С ней нон-фикшн роднит «Я» автора, которое, попав в документальную рамку, и не думает маскироваться. Это верная тактика, недаром Дмитрий Быков всегда советует молодым писателям: «Пишите о себе! Всё уже было, а вас еще не было!». Дело еще и в непоседливости. Не каждый автор книги о сексе будет заниматься любовью в рентгеновском аппарате и посещать свиноферму с целью выяснить, испытывают ли хрюшки оргазм («Секс для науки, наука для секса» Мэри Роуч). Периодическая система элементов существует уже не одно столетие, но не каждому подростку придет в голову идея собрать личную коллекцию элементов в одной коробке («Научные сказки периодической таблицы» Хью Олдерси-Уильямса). Разные жидкости сопровождают нас всю жизнь и тем более в каждом полете, о чем однажды по пути на конференцию из Лондона в Сан-Франциско задумался материаловед Марк Медовник — и придумал описать каждый этап полета через какой-то тип жидкости, которая сделала этот полет возможным: от разносимых стюардами напитков до керосина, который поднял самолет в небеса («Жидкости. Прекрасные и опасные субстанции, протекающие по нашей жизни» Марка Медовника). Вроде бы почти все авторы «узкие специалисты», но на деле их книги ценнее десятка учебников и если не заменяют школьную программу, то немало ее оживляют. Ведь в первую очередь это отличная — потому что не из пальца высосанная — проза: как вопрошал Андрей Битов в эссе о Ломоносове с красноречивым названием «Муза прозы»: «Да и может ли мысль, если она мысль, быть выражена слабым слогом?».
Шестеренки этой прозы двигает энергия любопытства, которая должна быть прославлена наряду с утвержденной Толстым «энергией заблуждения». Лучший памятник ей — записные книжки Леонардо да Винчи, один из самых занятных документов человечества. 7200 сохранившихся страниц густо исписаны цифрами и символами: летательные аппараты, театральные декорации, клапаны кровеносных сосудов, советы живописцам, записи об устройстве глаза — твиттер эпохи Возрождения, который вёл «самый беспощадно любопытный человек в истории», как назовут его потомки.
Одна из помет не оставляет равнодушным и через 500 лет. «Опиши язык дятла», напоминает себе художник.
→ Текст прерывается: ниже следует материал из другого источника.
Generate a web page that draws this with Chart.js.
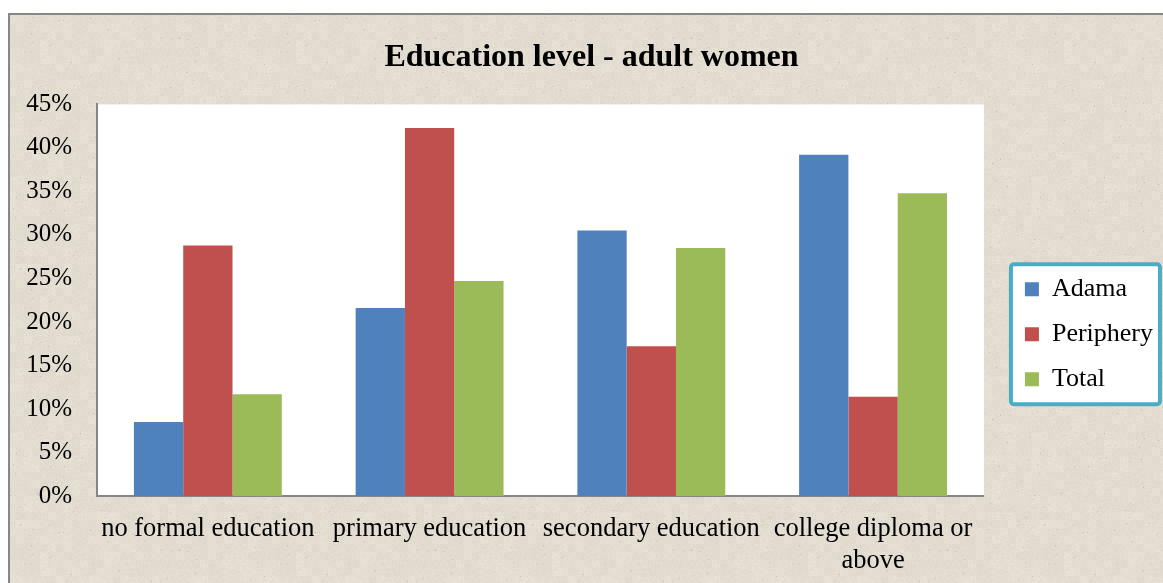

Язык… кого? Почему именно дятла и именно язык, а не, скажем, клюв или оперение? Зачем ему это было нужно? Да и как, скажите на милость, он собирался об этом узнать? «Леонардо вовсе не нужны были подобные сведения, чтобы писать картины или хотя бы лучше разбираться в полете птиц. Но вот же, его мучит любопытство, и, как мы еще убедимся, познакомившись с устройством языка дятла, можно узнать немало интересного», пишет биограф гения Уолтер Айзексон.
Его версия жизни да Винчи насчитывает шесть сотен страниц и включает миллион занимательных подробностей, а заканчивается… тем самым языком дятла. «Нет, мне не удалась приблизиться к Леонардо, испытать его озарения или хотя бы отчасти уподобиться ему в талантливости, — заключает Айзексон. — Я не продвинулся ни на йоту вперед, не обрел способности спроектировать планер, изобрести новый способ рисовать географические карты, не говоря уж о создании «Моны Лизы». Мне с трудом удавалось по-настоящему заинтересоваться устройством языка дятла. И все-таки я узнал от Леонардо, что…».
Что понял Айзексон с помощью Леонардо и дятла — это я предоставляю вам выяснить самим, если у вас, конечно, достанет любопытства.